┏━━

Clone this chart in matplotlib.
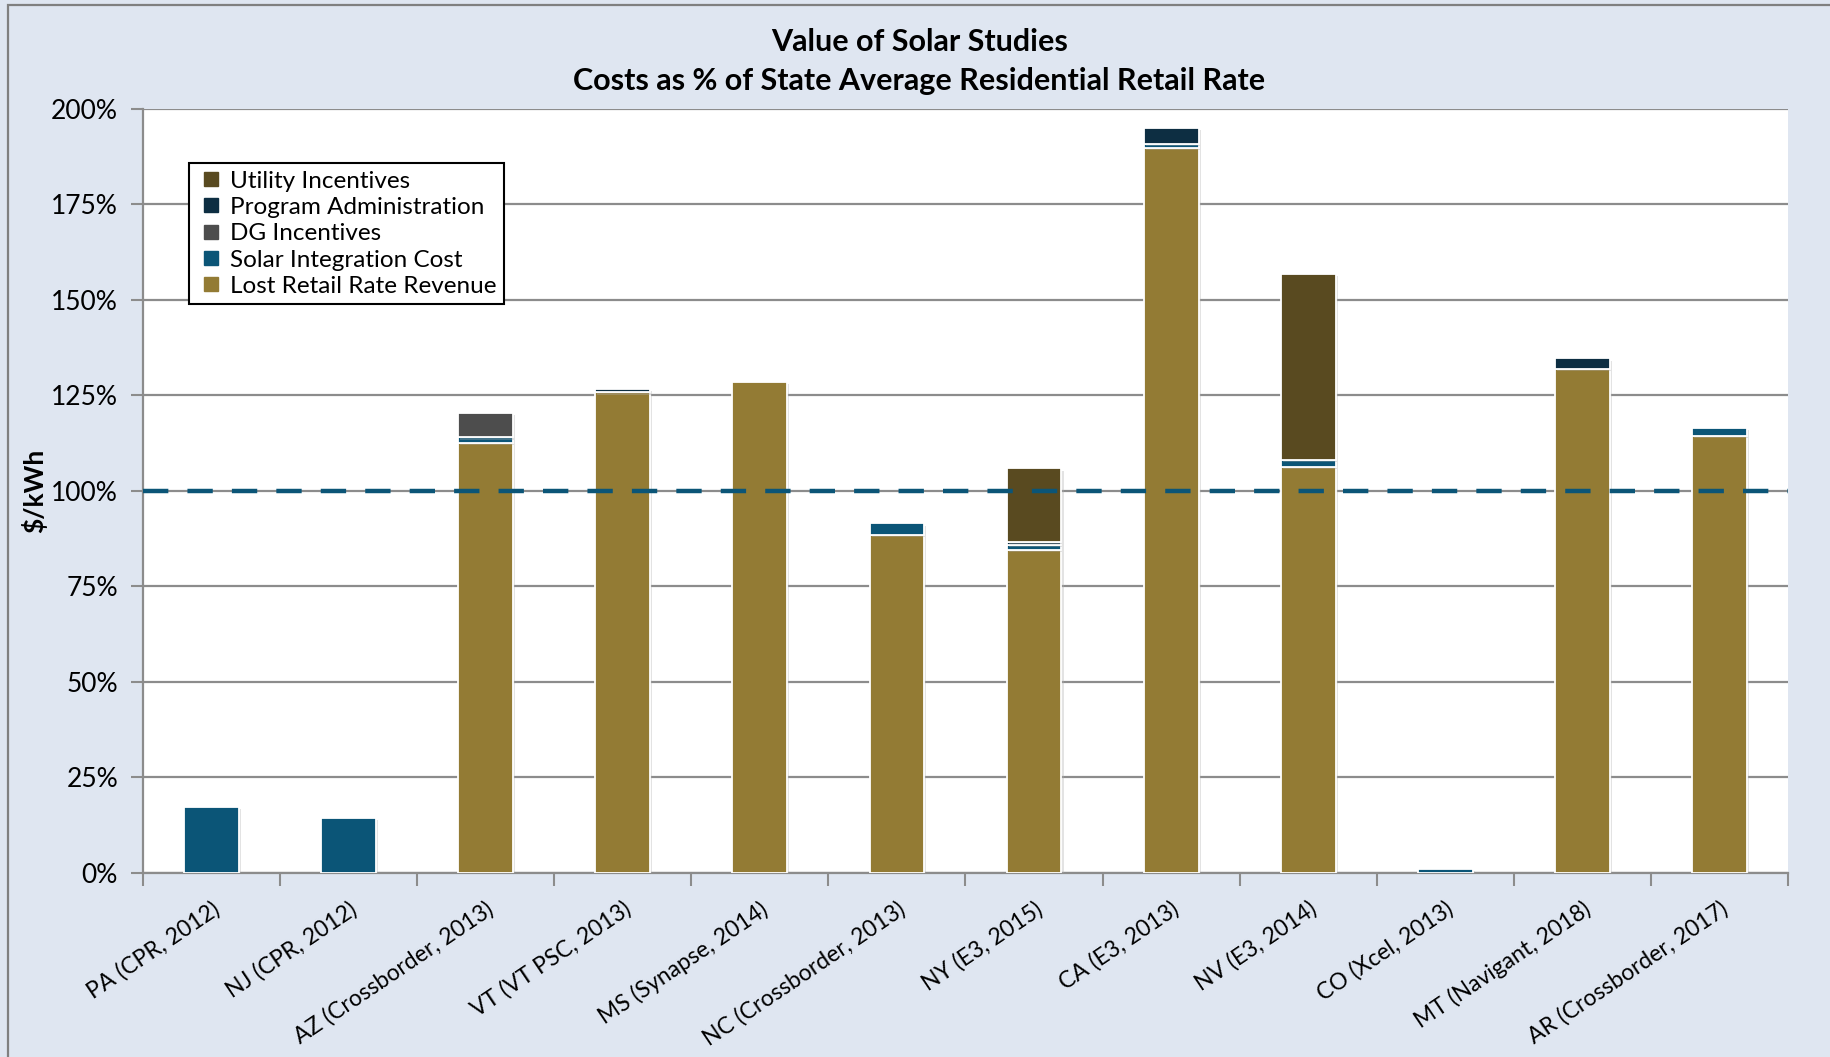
import numpy as np
import matplotlib
matplotlib.use("Agg")
import matplotlib.pyplot as plt
import matplotlib.patheffects as pe
from matplotlib.lines import Line2D
from matplotlib.patches import Rectangle

plt.rcParams['font.family'] = ['Lato', 'DejaVu Sans']

studies = ['PA (CPR, 2012)', 'NJ (CPR, 2012)', 'AZ (Crossborder, 2013)',
           'VT (VT PSC, 2013)', 'MS (Synapse, 2014)', 'NC (Crossborder, 2013)',
           'NY (E3, 2015)', 'CA (E3, 2013)', 'NV (E3, 2014)', 'CO (Xcel, 2013)',
           'MT (Navigant, 2018)', 'AR (Crossborder, 2017)']

# cost components, % of state average residential retail rate
lost_revenue = [0, 0, 112.5, 125.8, 128.6, 88.6, 84.6, 189.8, 106.3, 0, 131.9, 114.4]
integration = [17.4, 14.5, 1.5, 0, 0, 2.9, 1.2, 1.0, 1.8, 1.0, 0, 2.1]
dg_incentives = [0, 0, 6.5, 0, 0, 0, 0, 0, 0, 0, 0, 0]
program_admin = [0, 0, 0, 0.8, 0, 0, 0.9, 4.3, 0, 0, 2.8, 0]
utility_incentives = [0, 0, 0, 0, 0, 0, 19.2, 0, 48.6, 0, 0, 0]

series = [
    ('Lost Retail Rate Revenue', lost_revenue, '#937B34'),
    ('Solar Integration Cost', integration, '#0B5577'),
    ('DG Incentives', dg_incentives, '#4D4D4D'),
    ('Program Administration', program_admin, '#0D2E42'),
    ('Utility Incentives', utility_incentives, '#594A20'),
]

bg = '#DFE6F1'
fig = plt.figure(figsize=(18.31, 10.57), dpi=100, facecolor=bg)
ax = fig.add_axes([0.0781, 0.1741, 0.8984, 0.7228])
ax.set_facecolor('white')

x = np.arange(len(studies))
bottom = np.zeros(len(studies))
shadow = [pe.SimplePatchShadow(offset=(1.5, -1.5), shadow_rgbFace='#B0B0B0', alpha=0.35),
          pe.Normal()]
for name, vals, color in series:
    vals = np.array(vals, dtype=float)
    idx = vals > 0
    bars = ax.bar(x[idx], vals[idx], width=0.4, bottom=bottom[idx], color=color,
                  edgecolor='white', linewidth=1.3, zorder=3)
    for b in bars:
        b.set_path_effects(shadow)
    bottom += vals

# break-even reference line
ax.axhline(100, color='#0B5577', lw=3.2, dashes=(5.7, 4.3), zorder=5, clip_on=False)

ax.set_ylim(0, 200)
ax.set_xlim(-0.5, len(studies) - 0.5)
ax.set_yticks(np.arange(0, 201, 25))
ax.set_yticklabels([f'{v}%' for v in range(0, 201, 25)], fontsize=19)
ax.yaxis.grid(True, color='#8C8C8C', lw=1.6)
ax.set_axisbelow(True)

ax.set_xticks(np.arange(-0.5, len(studies)), labels=[''] * (len(studies) + 1))
ax.set_xticks(x, minor=True)
ax.set_xticklabels(studies, minor=True, rotation=34, ha='right',
                   rotation_mode='anchor', fontsize=16.5)
ax.tick_params(axis='x', which='minor', length=0, pad=18)
ax.tick_params(axis='x', which='major', length=9, width=1.5, color='#8C8C8C')
ax.tick_params(axis='y', length=9, width=1.5, color='#8C8C8C', pad=9)

for side in ['top', 'right']:
    ax.spines[side].set_visible(False)
for side in ['left', 'bottom']:
    ax.spines[side].set_color('#8C8C8C')
    ax.spines[side].set_linewidth(1.6)

ax.set_ylabel('$/kWh', fontsize=19, fontweight='bold')
ax.yaxis.set_label_coords(-0.058, 0.5)

handles = [Line2D([], [], marker='s', ls='', markersize=10, color=c, label=n)
           for n, _, c in reversed(series)]
leg = ax.legend(handles=handles, loc='upper left', bbox_to_anchor=(0.028, 0.929),
                borderaxespad=0, fontsize=17.5, frameon=True, fancybox=False,
                edgecolor='black', framealpha=1, handletextpad=0.2, borderpad=0.3,
                labelspacing=0.22, handlelength=1.2)
leg.get_frame().set_linewidth(1.5)
leg.set_zorder(6)

fig.text(0.502, 0.960, 'Value of Solar Studies', ha='center', va='center',
         fontsize=22, fontweight='bold')
fig.text(0.502, 0.923, 'Costs as % of State Average Residential Retail Rate',
         ha='center', va='center', fontsize=22, fontweight='bold')

fig.patches.append(Rectangle((8 / 1831, -0.05), 1.2, 1 - 5 / 1057 + 0.05,
                             transform=fig.transFigure, fill=False,
                             edgecolor='#808080', lw=1.6))

fig.savefig('out.png', dpi=100, facecolor=bg)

┗━━

**Set task**
Copy the material exactly. Do not include the pictures.

**Expected answer**
Clone this chart in matplotlib.
import numpy as np
import matplotlib
matplotlib.use("Agg")
import matplotlib.pyplot as plt
import matplotlib.patheffects as pe
from matplotlib.lines import Line2D
from matplotlib.patches import Rectangle

plt.rcParams['font.family'] = ['Lato', 'DejaVu Sans']

studies = ['PA (CPR, 2012)', 'NJ (CPR, 2012)', 'AZ (Crossborder, 2013)',
           'VT (VT PSC, 2013)', 'MS (Synapse, 2014)', 'NC (Crossborder, 2013)',
           'NY (E3, 2015)', 'CA (E3, 2013)', 'NV (E3, 2014)', 'CO (Xcel, 2013)',
           'MT (Navigant, 2018)', 'AR (Crossborder, 2017)']

# cost components, % of state average residential retail rate
lost_revenue = [0, 0, 112.5, 125.8, 128.6, 88.6, 84.6, 189.8, 106.3, 0, 131.9, 114.4]
integration = [17.4, 14.5, 1.5, 0, 0, 2.9, 1.2, 1.0, 1.8, 1.0, 0, 2.1]
dg_incentives = [0, 0, 6.5, 0, 0, 0, 0, 0, 0, 0, 0, 0]
program_admin = [0, 0, 0, 0.8, 0, 0, 0.9, 4.3, 0, 0, 2.8, 0]
utility_incentives = [0, 0, 0, 0, 0, 0, 19.2, 0, 48.6, 0, 0, 0]

series = [
    ('Lost Retail Rate Revenue', lost_revenue, '#937B34'),
    ('Solar Integration Cost', integration, '#0B5577'),
    ('DG Incentives', dg_incentives, '#4D4D4D'),
    ('Program Administration', program_admin, '#0D2E42'),
    ('Utility Incentives', utility_incentives, '#594A20'),
]

bg = '#DFE6F1'
fig = plt.figure(figsize=(18.31, 10.57), dpi=100, facecolor=bg)
ax = fig.add_axes([0.0781, 0.1741, 0.8984, 0.7228])
ax.set_facecolor('white')

x = np.arange(len(studies))
bottom = np.zeros(len(studies))
shadow = [pe.SimplePatchShadow(offset=(1.5, -1.5), shadow_rgbFace='#B0B0B0', alpha=0.35),
          pe.Normal()]
for name, vals, color in series:
    vals = np.array(vals, dtype=float)
    idx = vals > 0
    bars = ax.bar(x[idx], vals[idx], width=0.4, bottom=bottom[idx], color=color,
                  edgecolor='white', linewidth=1.3, zorder=3)
    for b in bars:
        b.set_path_effects(shadow)
    bottom += vals

# break-even reference line
ax.axhline(100, color='#0B5577', lw=3.2, dashes=(5.7, 4.3), zorder=5, clip_on=False)

ax.set_ylim(0, 200)
ax.set_xlim(-0.5, len(studies) - 0.5)
ax.set_yticks(np.arange(0, 201, 25))
ax.set_yticklabels([f'{v}%' for v in range(0, 201, 25)], fontsize=19)
ax.yaxis.grid(True, color='#8C8C8C', lw=1.6)
ax.set_axisbelow(True)

ax.set_xticks(np.arange(-0.5, len(studies)), labels=[''] * (len(studies) + 1))
ax.set_xticks(x, minor=True)
ax.set_xticklabels(studies, minor=True, rotation=34, ha='right',
                   rotation_mode='anchor', fontsize=16.5)
ax.tick_params(axis='x', which='minor', length=0, pad=18)
ax.tick_params(axis='x', which='major', length=9, width=1.5, color='#8C8C8C')
ax.tick_params(axis='y', length=9, width=1.5, color='#8C8C8C', pad=9)

for side in ['top', 'right']:
    ax.spines[side].set_visible(False)
for side in ['left', 'bottom']:
    ax.spines[side].set_color('#8C8C8C')
    ax.spines[side].set_linewidth(1.6)

ax.set_ylabel('$/kWh', fontsize=19, fontweight='bold')
ax.yaxis.set_label_coords(-0.058, 0.5)

handles = [Line2D([], [], marker='s', ls='', markersize=10, color=c, label=n)
           for n, _, c in reversed(series)]
leg = ax.legend(handles=handles, loc='upper left', bbox_to_anchor=(0.028, 0.929),
                borderaxespad=0, fontsize=17.5, frameon=True, fancybox=False,
                edgecolor='black', framealpha=1, handletextpad=0.2, borderpad=0.3,
                labelspacing=0.22, handlelength=1.2)
leg.get_frame().set_linewidth(1.5)
leg.set_zorder(6)

fig.text(0.502, 0.960, 'Value of Solar Studies', ha='center', va='center',
         fontsize=22, fontweight='bold')
fig.text(0.502, 0.923, 'Costs as % of State Average Residential Retail Rate',
         ha='center', va='center', fontsize=22, fontweight='bold')

fig.patches.append(Rectangle((8 / 1831, -0.05), 1.2, 1 - 5 / 1057 + 0.05,
                             transform=fig.transFigure, fill=False,
                             edgecolor='#808080', lw=1.6))

fig.savefig('out.png', dpi=100, facecolor=bg)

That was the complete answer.